▸ Set task: Leave out the pictures and retype only the lines from the opening line to the line that holds "const pair = (xs, ys)", both ends included.

--- begin Dataset extract ---

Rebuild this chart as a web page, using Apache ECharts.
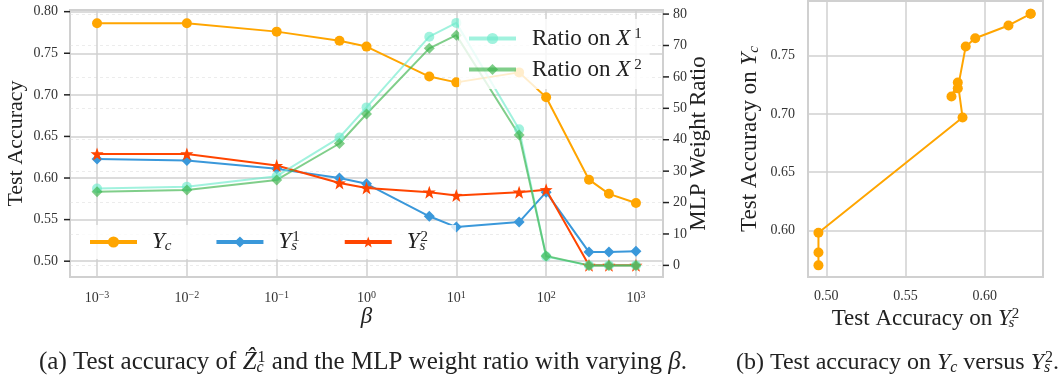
<!DOCTYPE html>
<html>
<head>
<meta charset="utf-8">
<script src="https://cdn.jsdelivr.net/npm/echarts@6/dist/echarts.min.js"></script>
<style>
  html, body { margin: 0; background: #fff; }
  #chart { width: 1062px; height: 388px; }
</style>
</head>
<body>
<div id="chart"></div>
<script>
const betas = [0.001, 0.01, 0.1, 0.5, 1, 5, 10, 50, 100, 300, 500, 1000]
const accYc = [0.786, 0.786, 0.776, 0.765, 0.758, 0.722, 0.715, 0.727, 0.697, 0.598, 0.581, 0.570]
const accYs1 = [0.623, 0.621, 0.611, 0.600, 0.593, 0.554, 0.541, 0.547, 0.583, 0.511, 0.511, 0.512]
const accYs2 = [0.629, 0.629, 0.615, 0.594, 0.588, 0.583, 0.579, 0.583, 0.586, 0.495, 0.495, 0.495]
const ratioX1 = [24.5, 25.0, 28.4, 40.7, 50.3, 72.8, 77.2, 43.3, 2.8, 0, 0, 0]
const ratioX2 = [23.4, 24.0, 27.2, 38.8, 48.2, 69.1, 73.3, 41.5, 3.0, 0, 0, 0]

// tick labels
const accTicks = [0.5, 0.55, 0.6, 0.65, 0.7, 0.75, 0.8]
const ratioTicks = [0, 10, 20, 30, 40, 50, 60, 70, 80]
const ysTicks = [0.5, 0.55, 0.6]
const ycTicks = [0.6, 0.65, 0.7, 0.75]

const SERIF = 'Liberation Serif'
const GRID = '#d0d0d0'
const BETA_MIN = 0.0005
const BETA_MAX = 2000

const chart = echarts.init(document.getElementById('chart'))

const pair = (xs, ys) => xs.map((x, i) => [x, ys[i]])

// math-ish rich text pieces
const mathRich = (big, small) => ({
  i: { fontFamily: SERIF, fontStyle: 'italic', fontSize: big, color: '#222' },
  sub: { fontFamily: SERIF, fontStyle: 'italic', fontSize: small, color: '#222', verticalAlign: 'bottom', padding: [small * 0.6, 0, 0, 0] },
  ss: { fontFamily: SERIF, fontStyle: 'italic', fontSize: small, color: '#222', verticalAlign: 'bottom', padding: [small * 0.6, 0, 0, 0], width: 1 },
  sup: { fontFamily: SERIF, fontSize: small, color: '#222', verticalAlign: 'top', padding: [0, 0, small * 0.5, 0] },
  t: { fontFamily: SERIF, fontSize: big, color: '#222' },
})

const legendNames = {
  'Y_c': '{i|Y}{sub|c}',
  'Y_s^1': '{i|Y}{ss|s}{sup|1}',
  'Y_s^2': '{i|Y}{ss|s}{sup|2}',
  'Ratio on X^1': '{t|Ratio on }{i|X}{sup| 1}',
  'Ratio on X^2': '{t|Ratio on }{i|X}{sup| 2}',
}

// tick dash carried inside the axis label, since plain axis ticks do not show up
const tickRich = {
  n: { fontFamily: SERIF, fontSize: 14, color: '#333' },
  gap: { width: 6, height: 2 },
  tk: { width: 6, height: 1.5, backgroundColor: '#222' },
}

const lineSeries = (name, data, yIdx, color, symbol, size) => ({
  name,
  type: 'line',
  xAxisIndex: 0,
  yAxisIndex: yIdx,
  data,
  symbol,
  symbolSize: size,
  lineStyle: { color, width: 2 },
  itemStyle: { color },
})

const option = {
  animation: false,
  textStyle: { fontFamily: SERIF },
  grid: [
    { left: 70, right: 399, top: 10, bottom: 111, show: true, borderColor: GRID, borderWidth: 2, outerBoundsMode: 'none', containLabel: false },
    { left: 808, right: 19, top: 1, bottom: 111, show: true, borderColor: GRID, borderWidth: 2, outerBoundsMode: 'none', containLabel: false },
  ],
  xAxis: [
    {
      type: 'log',
      gridIndex: 0,
      min: BETA_MIN,
      max: BETA_MAX,
      name: 'β',
      nameLocation: 'middle',
      nameGap: 28,
      nameMoveOverlap: false,
      nameTextStyle: { fontFamily: SERIF, fontStyle: 'italic', fontSize: 23, color: '#222' },
      axisLine: { show: false },
      axisTick: { show: false },
      splitLine: { show: true, lineStyle: { color: GRID, width: 1.5 } },
      axisLabel: {
        margin: 13,
        showMinLabel: false,
        showMaxLabel: false,
        formatter: (v) => {
          const e = Math.round(Math.log10(v))
          return '{b|10}{e|' + (e < 0 ? '−' : '') + Math.abs(e) + '}'
        },
        rich: {
          b: { fontFamily: SERIF, fontSize: 14, color: '#333' },
          e: { fontFamily: SERIF, fontSize: 10, color: '#333', verticalAlign: 'top', padding: [0, 0, 6, 0] },
        },
      },
    },
    {
      type: 'value',
      gridIndex: 1,
      min: 0.4884,
      max: 0.6368,
      name: 'Test Accuracy on {i|Y}{ss|s}{sup|2}',
      nameLocation: 'middle',
      nameGap: 30,
      nameMoveOverlap: false,
      nameTextStyle: { fontFamily: SERIF, fontSize: 23, color: '#222', rich: mathRich(23, 15) },
      axisLine: { show: false },
      axisTick: { show: false, customValues: ysTicks },
      splitLine: { show: true, lineStyle: { color: GRID, width: 1.5 } },
      axisLabel: {
        customValues: ysTicks,
        margin: 12,
        fontFamily: SERIF,
        fontSize: 14,
        color: '#333',
        formatter: (v) => v.toFixed(2),
      },
    },
  ],
  yAxis: [
    {
      type: 'value',
      gridIndex: 0,
      min: 0.481,
      max: 0.802,
      name: 'Test Accuracy',
      nameLocation: 'middle',
      nameGap: 43,
      nameMoveOverlap: false,
      nameTextStyle: { fontFamily: SERIF, fontSize: 22, color: '#222' },
      axisLine: { show: false },
      axisTick: { show: false, customValues: accTicks },
      splitLine: { show: true, lineStyle: { color: GRID, width: 1.5 } },
      axisLabel: {
        customValues: accTicks,
        margin: 0,
        formatter: (v) => '{n|' + v.toFixed(2) + '}{gap|}{tk|}',
        rich: tickRich,
      },
    },
    {
      type: 'value',
      gridIndex: 0,
      position: 'right',
      min: -3.7,
      max: 81.3,
      name: 'MLP Weight Ratio',
      nameLocation: 'middle',
      nameRotate: 90,
      nameGap: 24,
      nameMoveOverlap: false,
      nameTextStyle: { fontFamily: SERIF, fontSize: 23, color: '#222' },
      axisLine: { show: false },
      axisTick: { show: false, customValues: ratioTicks },
      splitLine: { show: true, lineStyle: { color: '#ececec', width: 1, type: [3, 3] } },
      axisLabel: {
        customValues: ratioTicks,
        margin: 0,
        formatter: (v) => '{tk|}{gap|}{n|' + v + '}',
        rich: Object.assign({}, tickRich, { gap: { width: 4, height: 2 } }),
      },
    },
    {
      type: 'value',
      gridIndex: 1,
      min: 0.56,
      max: 0.797,
      name: 'Test Accuracy on {i|Y}{sub|c}',
      nameLocation: 'middle',
      nameGap: 46,
      nameMoveOverlap: false,
      nameTextStyle: { fontFamily: SERIF, fontSize: 23, color: '#222', rich: mathRich(23, 15) },
      axisLine: { show: false },
      axisTick: { show: false, customValues: ycTicks },
      splitLine: { show: true, lineStyle: { color: GRID, width: 1.5 } },
      axisLabel: { customValues: ycTicks, margin: 13, fontFamily: SERIF, fontSize: 14, color: '#333', formatter: (v) => v.toFixed(2) },
    },
  ],
  legend: [
    {
      data: ['Y_c', 'Y_s^1', 'Y_s^2'],
      left: 80,
      top: 225,
      padding: [5, 28, 5, 8],
      itemWidth: 47,
      itemHeight: 14,
      itemGap: 43,
      backgroundColor: 'rgba(255,255,255,0.8)',
      lineStyle: { width: 4 },
      formatter: (n) => legendNames[n],
      textStyle: { padding: [0, 0, 0, 10], rich: mathRich(23, 15) },
    },
    {
      data: ['Ratio on X^1', 'Ratio on X^2'],
      orient: 'vertical',
      left: 459,
      top: 19,
      padding: [8, 8, 8, 8],
      itemWidth: 47,
      itemHeight: 14,
      itemGap: 8,
      backgroundColor: 'rgba(255,255,255,0.8)',
      lineStyle: { width: 4 },
      formatter: (n) => legendNames[n],
      textStyle: { padding: [0, 0, 0, 11], rich: mathRich(23, 15) },
    },
  ],
  series: [
    lineSeries('Y_c', pair(betas, accYc), 0, '#FFA500', 'circle', 10),
    lineSeries('Y_s^1', pair(betas, accYs1), 0, '#3A98DA', 'diamond', 11),
    lineSeries('Y_s^2', pair(betas, accYs2), 0, '#FF4500', 'path://M0,-10L2.35,-3.24L9.51,-3.09L3.8,1.24L5.88,8.09L0,4L-5.88,8.09L-3.8,1.24L-9.51,-3.09L-2.35,-3.24Z', 13),
    lineSeries('Ratio on X^1', pair(betas, ratioX1), 1, 'rgba(110,235,205,0.65)', 'circle', 10),
    lineSeries('Ratio on X^2', pair(betas, ratioX2), 1, 'rgba(60,180,75,0.65)', 'diamond', 11),
    {
      name: 'Yc vs Ys2',
      type: 'line',
      xAxisIndex: 1,
      yAxisIndex: 2,
      data: pair(accYs2, accYc),
      symbol: 'circle',
      symbolSize: 10,
      lineStyle: { color: '#FFA500', width: 2 },
      itemStyle: { color: '#FFA500' },
    },
  ],
  graphic: [
    {
      type: 'text',
      left: 39,
      top: 350,
      style: {
        text: '(a) Test accuracy of {i|Ẑ}{ss|c}{sup|1} and the MLP weight ratio with varying {i|β}.',
        fontFamily: SERIF,
        fontSize: 25,
        fill: '#222',
        rich: mathRich(25, 16),
      },
    },
    {
      type: 'text',
      left: 736,
      top: 350,
      style: {
        text: '(b) Test accuracy on {i|Y}{sub|c} versus {i|Y}{ss|s}{sup|2}.',
        fontFamily: SERIF,
        fontSize: 24,
        fill: '#222',
        rich: mathRich(24, 16),
      },
    },
  ],
}

chart.setOption(option)
</script>
</body>
</html>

--- end Dataset extract ---

▸ Task response:
Rebuild this chart as a web page, using Apache ECharts.
<!DOCTYPE html>
<html>
<head>
<meta charset="utf-8">
<script src="https://cdn.jsdelivr.net/npm/echarts@6/dist/echarts.min.js"></script>
<style>
  html, body { margin: 0; background: #fff; }
  #chart { width: 1062px; height: 388px; }
</style>
</head>
<body>
<div id="chart"></div>
<script>
const betas = [0.001, 0.01, 0.1, 0.5, 1, 5, 10, 50, 100, 300, 500, 1000]
const accYc = [0.786, 0.786, 0.776, 0.765, 0.758, 0.722, 0.715, 0.727, 0.697, 0.598, 0.581, 0.570]
const accYs1 = [0.623, 0.621, 0.611, 0.600, 0.593, 0.554, 0.541, 0.547, 0.583, 0.511, 0.511, 0.512]
const accYs2 = [0.629, 0.629, 0.615, 0.594, 0.588, 0.583, 0.579, 0.583, 0.586, 0.495, 0.495, 0.495]
const ratioX1 = [24.5, 25.0, 28.4, 40.7, 50.3, 72.8, 77.2, 43.3, 2.8, 0, 0, 0]
const ratioX2 = [23.4, 24.0, 27.2, 38.8, 48.2, 69.1, 73.3, 41.5, 3.0, 0, 0, 0]

// tick labels
const accTicks = [0.5, 0.55, 0.6, 0.65, 0.7, 0.75, 0.8]
const ratioTicks = [0, 10, 20, 30, 40, 50, 60, 70, 80]
const ysTicks = [0.5, 0.55, 0.6]
const ycTicks = [0.6, 0.65, 0.7, 0.75]

const SERIF = 'Liberation Serif'
const GRID = '#d0d0d0'
const BETA_MIN = 0.0005
const BETA_MAX = 2000

const chart = echarts.init(document.getElementById('chart'))

const pair = (xs, ys) => xs.map((x, i) => [x, ys[i]])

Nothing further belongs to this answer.